We walked along the streets that twisted and turned sometimes intersecting at right angles and other times a walkway would slip into the main drag, an alley with clothing hanging from power lines or discarded cardboard piled in a corner waiting for the garbage collectors to come along and clean the street.

On one of these streets I came upon an old woman sitting infront of her house making soft sole shoes. She had a few items for sale scattered in front of her, items she had undoubtedly made herself. I bought a couple scains of bright red thread and one of her needles. But all along I had in mind that what I really wanted was to take a picture of this woman. I lifted my camer and she looked uncomfortable. So, I lowered the camera. But with the help of some young people who had been watching my transactions with the old lady I was told that what she wanted was money in exchange for her picture. I asked, "How much?" And they told me that she wanted twice what I'd paid for the thread, which really only amounted to a little over a dollar. I agreed and she then put her sewing down, sat up straight and posed for me. She is one of my most prized shots of that day.

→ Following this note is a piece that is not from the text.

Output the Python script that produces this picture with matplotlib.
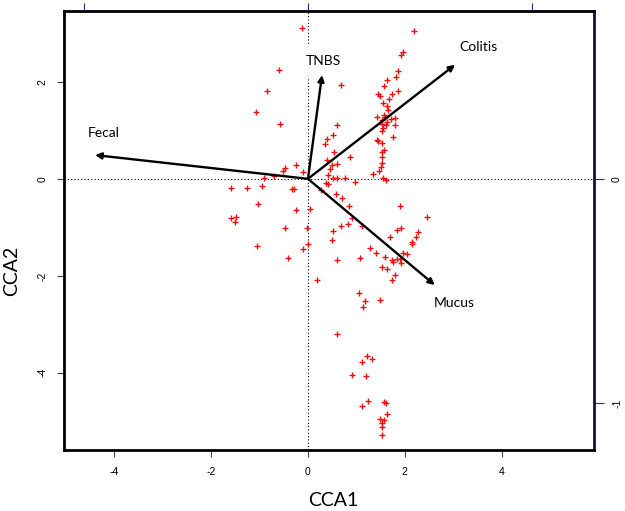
import numpy as np
import matplotlib
matplotlib.use("Agg")
import matplotlib.pyplot as plt

# site scores (CCA1, CCA2)
site_x = [-0.13, -0.60, -0.85, -1.08, -0.58, -0.48, -0.51, -0.25, -0.11, -0.70,
          -0.90, -1.59, -1.25, -0.94, -0.28, -0.33, -1.04, -0.25, 0.04, -1.59,
          -1.49, -1.50, -0.48, -0.01, -1.05, 0.01, -0.10, -0.41, 0.18,
          0.41, 0.26, 0.39, 0.40, 0.36,
          2.20, 1.96, 1.92, 1.87, 1.81, 1.64, 0.68, 1.58, 1.45, 1.49,
          1.73, 1.67, 1.87, 1.56, 1.64, 1.66, 1.57, 1.71, 1.42, 1.52,
          1.61, 1.80, 1.56, 1.52, 1.76, 1.42, 1.45, 1.54, 1.52, 1.57,
          1.52, 1.52, 1.34, 1.47, 1.56, 1.61, 0.59, 0.52, 0.54, 0.87,
          0.61, 0.49, 0.45, 0.42, 0.76, 0.51, 0.59, 0.97, 0.37,
          1.60, 1.64, 1.54, 1.80, 1.50,
          0.58, 0.70, 0.85, 0.92, 0.51, 0.49, 0.68, 0.83, 1.11, 1.90,
          2.45, 1.83, 1.92, 2.28, 2.23, 2.16, 2.14, 1.69, 1.28, 1.40,
          0.61, 1.07, 1.59, 1.73, 1.76, 1.83, 1.90, 1.96, 2.04, 1.92,
          1.54, 1.64, 1.80, 1.73, 1.06, 1.49, 1.18, 1.14, 0.61, 1.23,
          1.33, 1.11, 0.92, 1.20, 1.25, 1.11, 1.58, 1.61, 1.63, 1.49,
          1.58, 1.54, 1.54, 1.52]
site_y = [3.11, 2.25, 1.81, 1.37, 1.14, 0.22, 0.16, 0.29, 0.15, 0.05,
          0.01, -0.18, -0.18, -0.14, -0.21, -0.22, -0.52, -0.65, -0.62, -0.80,
          -0.78, -0.90, -1.02, -1.02, -1.38, -1.35, -1.45, -1.64, -2.08,
          -0.10, -0.24, 0.39, 0.83, 0.72,
          3.05, 2.61, 2.56, 2.23, 2.10, 2.03, 1.94, 1.92, 1.75, 1.70,
          1.75, 1.65, 1.81, 1.56, 1.51, 1.42, 1.32, 1.23, 1.28, 1.22,
          1.11, 1.11, 1.05, 0.98, 0.87, 0.80, 0.77, 0.74, 0.56, 0.60,
          0.46, 0.32, 0.10, 0.16, 0.01, -0.02, 1.11, 0.91, 0.56, 0.46,
          0.31, 0.29, 0.20, 0.08, 0.01, 0.01, 0.01, -0.06, -0.09,
          1.27, 1.18, 1.13, 1.25, 0.25,
          -0.32, -0.40, -0.57, -0.81, -1.07, -1.26, -0.98, -0.93, -0.98, -0.57,
          -0.79, -1.05, -1.02, -1.09, -1.20, -1.31, -1.35, -1.20, -1.43, -1.52,
          -1.68, -1.64, -1.61, -1.67, -1.71, -1.65, -1.66, -1.53, -1.55, -1.73,
          -1.81, -1.86, -1.98, -2.08, -2.36, -2.49, -2.51, -2.65, -3.20, -3.66,
          -3.72, -3.78, -4.04, -4.06, -4.57, -4.68, -4.61, -4.62, -4.85, -4.95,
          -4.98, -5.04, -5.12, -5.28]

# biplot arrows (environmental variables)
env_names = ['Fecal', 'TNBS', 'Colitis', 'Mucus']
env_x = [-0.952, 0.063, 0.658, 0.567]
env_y = [0.106, 0.463, 0.509, -0.474]
arrow_mul = 4.62

fig = plt.figure(figsize=(6.25, 5.11), dpi=100)
ax = fig.add_axes([0.1024, 0.1194, 0.848, 0.8591])
ax.set_xlim(-5.04, 5.91)
ax.set_ylim(-5.59, 3.46)

ax.axhline(0, color='black', lw=0.8, ls=(0, (1, 2)), zorder=1)
ax.axvline(0, color='black', lw=0.8, ls=(0, (1, 2)), zorder=1)

ax.plot(site_x, site_y, '+', color='#f01010', ms=3.8, mew=1.0, zorder=3)

lab_off = {'Fecal': (6, 16), 'TNBS': (1, 10), 'Colitis': (17, 13), 'Mucus': (14, -13)}
for name, ex, ey in zip(env_names, env_x, env_y):
    x1, y1 = ex * arrow_mul, ey * arrow_mul
    ax.annotate('', xy=(x1, y1), xytext=(0, 0),
                arrowprops=dict(arrowstyle='-|>', color='black', lw=1.7,
                                mutation_scale=9, shrinkA=0, shrinkB=0),
                zorder=5)
    bb = None
    if name == 'TNBS':
        bb = dict(facecolor='white', edgecolor='none', pad=7)
    ax.annotate(name, xy=(x1, y1), xytext=lab_off[name], textcoords='offset points',
                ha='center', va='center', fontsize=10, family=['Lato', 'DejaVu Sans'],
                bbox=bb, zorder=2)

ax.set_xticks([-4, -2, 0, 2, 4])
ax.set_yticks([-4, -2, 0, 2])
ax.set_xticklabels(['-4', '-2', '0', '2', '4'])
ax.set_yticklabels(['-4', '-2', '0', '2'], rotation=90, va='center')
ax.tick_params(axis='both', direction='out', length=5, width=0.8, color='#444444',
               labelsize=7.5, pad=7)
for lab in ax.get_xticklabels() + ax.get_yticklabels():
    lab.set_family(['Liberation Sans', 'DejaVu Sans'])

for side in ['left', 'bottom', 'top']:
    ax.spines[side].set_linewidth(2)
    ax.spines[side].set_color('black')
ax.spines['right'].set_linewidth(2)
ax.spines['right'].set_color('#14143a')

top = ax.secondary_xaxis('top', functions=(lambda v: v / arrow_mul, lambda v: v * arrow_mul))
top.set_xticks([-1, 0, 1])
top.tick_params(direction='out', length=6, width=0.8, color='#2828a8', labeltop=False)

right = ax.secondary_yaxis('right', functions=(lambda v: v / arrow_mul, lambda v: v * arrow_mul))
right.set_yticks([-1, 0])
right.set_yticklabels(['-1', '0'], rotation=90, va='center')
right.tick_params(direction='out', length=7, width=0.8, color='#2828a8', labelsize=7.5, pad=6)
for lab in right.get_yticklabels():
    lab.set_family(['Liberation Sans', 'DejaVu Sans'])

fig.text(0.533, 0.0215, 'CCA1', ha='center', va='center', fontsize=14,
         family=['Lato', 'DejaVu Sans'])
fig.text(0.019, 0.470, 'CCA2', ha='center', va='center', fontsize=14,
         rotation=90, family=['Lato', 'DejaVu Sans'])

fig.savefig('out.png', dpi=100)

Ci Qi Kou was like nothing that I'd ever seen before. We passed a barber shop that also doubled as an ice cream store and variety store. The entire front was open to the public and we saw a man getting his hair cut while two women who might have been manacurists pulled down their masks and smiled and called to us as we walked by.

We saw a kitchen set up outside on the street and a few tables neatly arranged inside a darken room. All the stores and eateries had one wall open to the street. There were no light bulbs only natural lighting. Though we were only there during the day I can only imagine that there must be electricity in the area because there were rather rustic electric cables strung across the streets and into the house.

Vendors walked the street with the classic poles balanced on either end with baskets containing fruit, vegetables and other items. We kept coming across a lemon vendor and she jokingly tried to sell us her lemons. But what would we have done with them? She smiled pleasantly and went on about her business.


There were also vendors who had huge containers that appeared to be variety stores. Toys, candy, socks, and things that I had no idea what they were all packaged and neatly layed out for all to see. One vendor seemed to have been taking a break form the hustling of his busy day as he sat on a curb reading the local newspaper.

This little area of this huge and still growing city is like a museum with the Chinese culture and the old way of life on display. The items that are sold by the vendors, though modern and really quite western in nature, nevertheless, have become part of the replication of days gone by. The brick, the wood, the tile work possibly may be even older than the places where we boast about in the USA that 'Washington slept here'. The interesting thing about this jaunt into Ci Qi Kou Street is that people still really live here. They may be scraping together a living, but this is their home and I wonder after looking at all the construction that is going on, not just in Chongqing, but in all of China, just how much longer this really special place will exist.